In our project, we'd like to use slotmap
for cases where we need to make sure, for security reasons, that keys will never be reused over the lifetime of a slotmap.
But in the current slotmap
design, once a given slot has been reused ~2^31 times, its version counter wraps around to zero again, and the same keys are handed out as were handed out the first time. This is problematic for us, since it can result in the same key being given out (at different times) to two different objects if an attacker can cause the same slot to get reused over and over.
I see two possible solutions here. Both of these would work for us, and I'd be happy (with a little guidance) to work on an implementation for either one, but I'd like a little feedback first on whether they'd be acceptable.
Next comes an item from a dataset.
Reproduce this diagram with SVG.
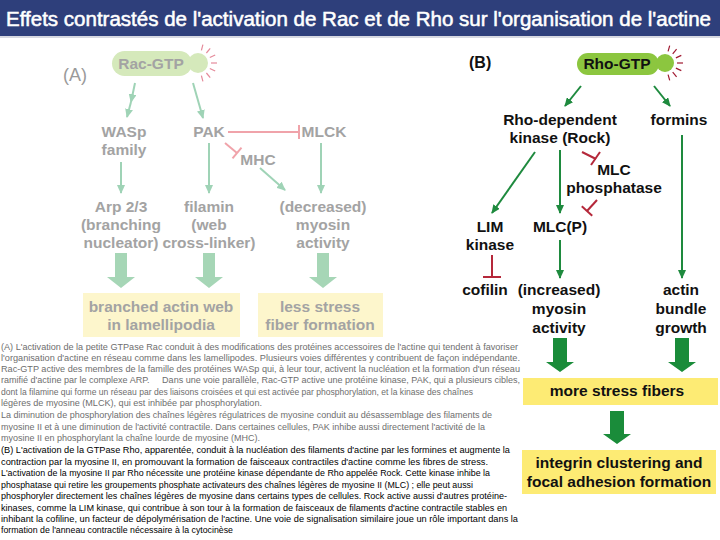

Solution 1: 64-bit version counters?
If we had the option to use a 64-bit version counter, we'd be satisfied that the counter wouldn't overflow.
One downside here is the complexity: Making this change would require parameterizing all existing slotmap types on a counter type, keeping the u32-bit counter as a default. The keydata
type would need to be an associated type or something, so that its ffi-keys could be u128.
I think it would be possible to do this without breaking backward compatibility or adding excess complexity, but I'm not sure.
Another downside here is the cost tradeoff: every user would need to decide whether the possibility of key reuse was acceptable, and whether they wanted to accept the cost in space and time for 64-bit counters.
(As an aside, one might ask: can't 64-bit counters also overflow? Yes, but not on a timescale that makes it practical for an attacker to try this, given our performance requirements. Even if the adversary can cause a reuse in 1ns, it would take them 584 years to overflow a u64. Other users might have different requirements.)
Solution 2: Saturating version counters and unusable slots?
Right now, the version
field wraps when it hits u32::MAX
. We could instead have the counter "stick" at u32::MAX, and mark its slot as unusable. That is to say, after any slot was reused out ~2^31 times, it could never be used again.
This approach would require no API changes, and it would prevent key-reuse for every user without size overhead.
The first downside is: we would have to add an extra test on the remove-object path. We could probably get the performance impact to be very small, but it wouldn't be zero.
The second downside is: having the possibility of unusable slots would it possible for a slotmap's storage to grow over time without bound, even if the number of objects at any time remains small. I think this possibility is acceptable, since in order to trigger a small leak of this type, an attacker would need to force a pretty huge number of reuses.
So, what do you think? Would one of these approaches be worth writing a patch for?